▶ [Dataset extract]:

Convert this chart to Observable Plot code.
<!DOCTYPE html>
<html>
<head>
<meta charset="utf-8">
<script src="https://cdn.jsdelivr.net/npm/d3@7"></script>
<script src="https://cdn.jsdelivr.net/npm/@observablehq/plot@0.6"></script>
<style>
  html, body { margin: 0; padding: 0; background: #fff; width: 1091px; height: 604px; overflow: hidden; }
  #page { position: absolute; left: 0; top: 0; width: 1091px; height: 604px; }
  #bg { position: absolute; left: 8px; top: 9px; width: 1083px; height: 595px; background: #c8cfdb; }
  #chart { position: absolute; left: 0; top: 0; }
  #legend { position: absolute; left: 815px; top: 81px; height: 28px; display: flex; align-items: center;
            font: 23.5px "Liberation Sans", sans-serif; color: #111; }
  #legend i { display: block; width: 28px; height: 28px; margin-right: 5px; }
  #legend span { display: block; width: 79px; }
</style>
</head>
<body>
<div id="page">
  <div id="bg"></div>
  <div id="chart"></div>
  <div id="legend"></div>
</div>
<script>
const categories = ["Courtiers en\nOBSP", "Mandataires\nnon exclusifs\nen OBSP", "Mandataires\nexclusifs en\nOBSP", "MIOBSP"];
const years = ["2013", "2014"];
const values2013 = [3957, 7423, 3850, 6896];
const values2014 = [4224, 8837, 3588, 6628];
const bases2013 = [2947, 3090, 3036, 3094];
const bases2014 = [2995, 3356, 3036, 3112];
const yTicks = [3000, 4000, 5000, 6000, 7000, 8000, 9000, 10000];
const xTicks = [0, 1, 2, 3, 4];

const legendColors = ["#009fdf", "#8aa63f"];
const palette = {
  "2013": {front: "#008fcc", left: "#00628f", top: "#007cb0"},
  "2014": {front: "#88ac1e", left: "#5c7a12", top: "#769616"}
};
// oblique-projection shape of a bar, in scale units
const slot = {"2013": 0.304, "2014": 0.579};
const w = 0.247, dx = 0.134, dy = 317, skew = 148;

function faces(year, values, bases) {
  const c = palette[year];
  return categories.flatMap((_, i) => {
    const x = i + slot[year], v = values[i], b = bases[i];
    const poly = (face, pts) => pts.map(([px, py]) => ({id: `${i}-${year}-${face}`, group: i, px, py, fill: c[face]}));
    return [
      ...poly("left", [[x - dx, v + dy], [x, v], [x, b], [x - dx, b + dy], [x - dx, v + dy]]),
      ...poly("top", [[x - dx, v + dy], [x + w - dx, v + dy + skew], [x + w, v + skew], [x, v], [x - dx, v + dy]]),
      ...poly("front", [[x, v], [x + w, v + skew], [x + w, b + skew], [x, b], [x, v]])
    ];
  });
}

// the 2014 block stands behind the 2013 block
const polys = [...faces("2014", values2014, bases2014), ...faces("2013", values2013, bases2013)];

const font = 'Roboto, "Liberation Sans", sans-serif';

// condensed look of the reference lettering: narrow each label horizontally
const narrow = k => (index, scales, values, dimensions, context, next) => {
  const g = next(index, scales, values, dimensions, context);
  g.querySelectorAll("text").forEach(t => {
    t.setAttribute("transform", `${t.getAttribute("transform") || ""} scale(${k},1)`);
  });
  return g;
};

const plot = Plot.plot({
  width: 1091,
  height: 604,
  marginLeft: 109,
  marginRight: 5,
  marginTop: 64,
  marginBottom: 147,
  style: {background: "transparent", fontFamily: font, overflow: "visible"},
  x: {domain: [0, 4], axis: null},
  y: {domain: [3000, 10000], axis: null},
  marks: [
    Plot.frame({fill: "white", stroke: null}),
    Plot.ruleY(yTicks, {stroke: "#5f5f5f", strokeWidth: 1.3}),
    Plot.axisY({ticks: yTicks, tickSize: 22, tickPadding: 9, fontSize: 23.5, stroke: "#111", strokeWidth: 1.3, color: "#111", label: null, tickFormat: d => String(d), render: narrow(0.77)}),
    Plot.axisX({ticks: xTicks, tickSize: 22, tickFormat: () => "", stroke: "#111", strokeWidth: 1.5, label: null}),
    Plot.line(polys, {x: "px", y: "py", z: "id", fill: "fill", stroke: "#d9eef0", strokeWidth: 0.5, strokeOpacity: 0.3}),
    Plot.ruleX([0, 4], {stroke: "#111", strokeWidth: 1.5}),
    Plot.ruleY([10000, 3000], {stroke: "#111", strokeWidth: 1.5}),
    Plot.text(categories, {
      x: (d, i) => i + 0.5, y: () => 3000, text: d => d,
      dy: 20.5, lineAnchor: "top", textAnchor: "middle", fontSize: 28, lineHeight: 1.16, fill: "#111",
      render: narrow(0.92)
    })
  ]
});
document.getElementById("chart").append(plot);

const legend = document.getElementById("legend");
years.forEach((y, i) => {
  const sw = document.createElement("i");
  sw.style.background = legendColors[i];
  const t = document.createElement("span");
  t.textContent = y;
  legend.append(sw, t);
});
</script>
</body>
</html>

▶ [To do]:
The word "chart" may appear on some lines. Report how many lines hold it, giving the number alone.

▶ [Output below]:
4